Single by Martha Reeves and the Vandellas

from the album Natural Resources
- A-side: "I Should Be Proud"
- B-side: "Love, Guess Who"
- Released: February 1970
- Genre: Soul
- Label: Gordy
- Songwriter(s): Henry Cosby Pam Sawyer Joe Hinton

Martha Reeves and the Vandellas singles chronology
| "Taking My Love (And Leaving Me)" (1969) | "I Should Be Proud" (1970) | "I Gotta Let You Go" (1970) |

= I Should Be Proud =

"I Should Be Proud" is a 1970 protest song written by Henry Cosby, Pam Sawyer and Joe Hinton and recorded by Motown girl group Martha and the Vandellas (credited as Martha Reeves & the Vandellas).

==Background==
The song was noted for being the first released Motown protest song (released in February of the year), just months before the releases of Edwin Starr's "War" and The Temptations' "Ball of Confusion".

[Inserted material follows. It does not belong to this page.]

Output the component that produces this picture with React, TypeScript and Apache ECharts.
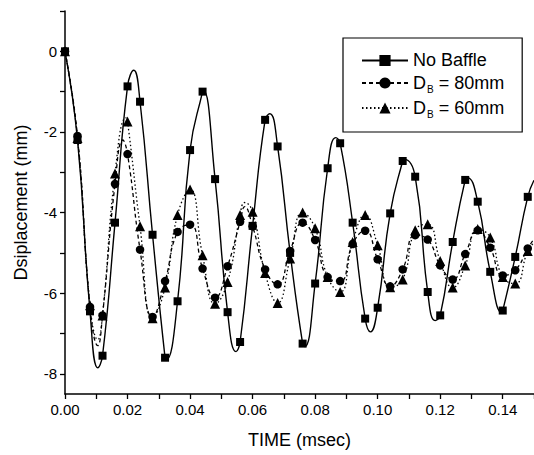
import React, { useEffect, useRef } from 'react';
import * as echarts from 'echarts';

const FONT = '"Liberation Sans", Arial, Helvetica, sans-serif';

// time (msec) of the plotted markers
const markerTimes = [
  0, 0.004, 0.008, 0.012, 0.016, 0.02, 0.024, 0.028, 0.032, 0.036,
  0.04, 0.044, 0.048, 0.052, 0.056, 0.06, 0.064, 0.068, 0.072, 0.076,
  0.08, 0.084, 0.088, 0.092, 0.096, 0.1, 0.104, 0.108, 0.112, 0.116,
  0.12, 0.124, 0.128, 0.132, 0.136, 0.14, 0.144, 0.148,
];

// displacement (mm) at the markers
const noBaffle = [
  0, -2.2, -6.45, -7.55, -4.25, -0.87, -1.25, -4.55, -7.6, -6.2,
  -2.45, -1.0, -3.17, -6.47, -7.21, -4.33, -1.7, -2.36, -5.0, -7.25,
  -5.76, -2.9, -2.28, -4.25, -6.63, -6.36, -4.02, -2.72, -3.11, -5.97,
  -6.55, -4.73, -3.19, -3.73, -5.47, -6.43, -5.1, -3.61,
];
const db80 = [
  0, -2.1, -6.34, -6.55, -3.29, -2.55, -4.92, -6.59, -5.7, -4.48,
  -4.3, -5.39, -6.11, -5.33, -4.23, -4.34, -5.41, -5.78, -4.95, -4.25,
  -4.68, -5.6, -5.7, -4.78, -4.45, -5.16, -5.83, -5.41, -4.56, -4.67,
  -5.31, -5.66, -5.03, -4.44, -4.87, -5.56, -5.43, -4.89,
];
const db60 = [
  0, -2.15, -6.3, -6.55, -3.03, -1.74, -4.34, -6.62, -5.86, -4.06,
  -3.43, -5.06, -6.26, -5.72, -4.06, -3.98, -5.5, -6.24, -5.14, -4.0,
  -4.39, -5.6, -5.97, -4.73, -4.06, -4.81, -5.85, -5.66, -4.44, -4.29,
  -5.2, -5.86, -5.31, -4.41, -4.62, -5.6, -5.76, -4.95,
];

// extra points of the fitted curves (peaks/troughs between markers), no symbol
const noBaffleCurve: [number, number][] = [
  [0.0105, -7.85], [0.022, -0.47], [0.0324, -7.65], [0.0443, -0.97],
  [0.0547, -7.45], [0.0655, -1.55], [0.0767, -7.32], [0.0866, -2.14],
  [0.0977, -6.96], [0.1085, -2.68], [0.1184, -6.68], [0.1288, -3.14],
  [0.1397, -6.48], [0.15, -3.2],
];
const db80Curve: [number, number][] = [
  [0.0105, -7.3], [0.0185, -2.2], [0.0575, -3.85], [0.15, -4.65],
];
const db60Curve: [number, number][] = [
  [0.0105, -7.15], [0.0195, -1.65], [0.0575, -3.75], [0.15, -4.75],
];

const seriesNames = ['No Baffle', 'D_B = 80mm', 'D_B = 60mm'];

const xLabelValues = [0, 0.02, 0.04, 0.06, 0.08, 0.1, 0.12, 0.14];
const xTickValues = [0, 0.01, 0.02, 0.03, 0.04, 0.05, 0.06, 0.07, 0.08, 0.09, 0.1, 0.11, 0.12, 0.13, 0.14, 0.15];
const yLabelValues = [0, -2, -4, -6, -8];
const yTickValues = [1, 0, -1, -2, -3, -4, -5, -6, -7, -8];

function build(values: number[], curve: [number, number][]) {
  const pts: any[] = markerTimes.map((t, i) => ({ value: [t, values[i]] }));
  const extra = curve.map(([t, v]) => ({ value: [t, v], symbol: 'none' }));
  return [...pts, ...extra].sort((a, b) => a.value[0] - b.value[0]);
}

export default function App() {
  const ref = useRef<HTMLDivElement>(null);
  useEffect(() => {
    if (!ref.current) return;
    const chart = echarts.init(ref.current, null, { renderer: 'svg' });
    const black = '#000';
    chart.setOption({
      animation: false,
      backgroundColor: '#fff',
      grid: { left: 65, top: 11, width: 471.5, height: 383 },
      xAxis: {
        type: 'value',
        min: 0,
        max: 0.15,
        name: 'TIME (msec)',
        nameLocation: 'middle',
        nameGap: 37,
        nameTextStyle: { fontFamily: FONT, fontSize: 18, color: black },
        axisLine: { show: true, onZero: false, lineStyle: { color: black, width: 1.5 } },
        axisTick: { show: true, inside: false, length: 5, customValues: xTickValues, lineStyle: { color: black, width: 1.3 } },
        axisLabel: {
          customValues: xLabelValues,
          margin: 8,
          fontFamily: FONT,
          fontSize: 15,
          color: black,
          formatter: (v: number) => v.toFixed(2),
        },
        splitLine: { show: false },
      },
      yAxis: {
        type: 'value',
        min: -8.5,
        max: 1,
        name: 'Dsiplacement (mm)',
        nameLocation: 'middle',
        nameGap: 35,
        nameRotate: 90,
        nameTextStyle: { fontFamily: FONT, fontSize: 18, color: black },
        axisLine: { show: true, onZero: false, lineStyle: { color: black, width: 1.5 } },
        axisTick: { show: true, inside: false, length: 5, customValues: yTickValues, lineStyle: { color: black, width: 1.3 } },
        axisLabel: {
          customValues: yLabelValues,
          margin: 8,
          fontFamily: FONT,
          fontSize: 15,
          color: black,
        },
        splitLine: { show: false },
      },
      legend: {
        orient: 'vertical',
        left: 343,
        top: 38,
        padding: [13, 18, 13, 18],
        itemWidth: 46,
        itemHeight: 14,
        itemGap: 3,
        borderColor: black,
        borderWidth: 1.2,
        borderRadius: 0,
        backgroundColor: '#fff',
        data: seriesNames,
        formatter: (name: string) =>
          name.startsWith('D_B') ? `{d|D}{s|B}{d|${name.slice(3)}}` : `{d|${name}}`,
        textStyle: {
          fontFamily: FONT,
          fontSize: 18,
          color: black,
          rich: {
            d: { fontFamily: FONT, fontSize: 18, lineHeight: 19, verticalAlign: 'top', color: black },
            s: { fontFamily: FONT, fontSize: 10, lineHeight: 10, padding: [12, 0, 0, 1], color: black },
          },
        },
      },
      series: [
        {
          name: seriesNames[0],
          type: 'line',
          smooth: 0.5,
          data: build(noBaffle, noBaffleCurve),
          symbol: 'rect',
          symbolSize: 8,
          itemStyle: { color: black },
          lineStyle: { color: black, width: 1.4, type: 'solid' },
          z: 3,
        },
        {
          name: seriesNames[1],
          type: 'line',
          smooth: 0.5,
          data: build(db80, db80Curve),
          symbol: 'circle',
          symbolSize: 8.5,
          itemStyle: { color: black },
          lineStyle: { color: black, width: 1.3, type: [4, 3] },
          z: 2,
        },
        {
          name: seriesNames[2],
          type: 'line',
          smooth: 0.5,
          data: build(db60, db60Curve),
          symbol: 'triangle',
          symbolSize: 10,
          itemStyle: { color: black },
          lineStyle: { color: black, width: 1.3, type: [1.5, 2.5] },
          z: 2,
        },
      ],
    });
    return () => chart.dispose();
  }, []);
  return (
    <div
      ref={ref}
      style={{ position: 'absolute', left: 0, top: 0, width: 534, height: 455, background: '#fff' }}
    />
  );
}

The song had the narrator talk of how she was devastated on hearing the news that her loved one, who had been fighting in the Vietnam War, had been shot and killed in action. Instead of being proud that her loved one had "fought for her", as people around her were claiming, all she wanted was him and not his honors for fighting the war, exclaiming that the man, disguised as "Private Johnny C. Miller", had been "fightin' for the evils of society". On the MSNBC program, Headliners And Legends: Martha & The Vandellas, Reeves commented that this song was pulled off many radio stations' playlists due to its controversial "anti-war" message during the height of the Vietnam War. Lead singer Martha Reeves took the song personally, recounting that one of her brothers had died in a Vietnam War-related incident. It was the first release off the Vandellas' Natural Resources Motown LP.

==Personnel==
- Lead vocals by Martha Reeves
- Background vocals by Sandra Tilley, Lois Reeves, and The Andantes: Marlene Barrow, Jackie Hicks and Louvain Demps
- Instrumentation by The Funk Brothers

==Chart performance==
Though not a big hit (peaking at #45 R&B), the song broke ground for protest songs, released on the Motown labels.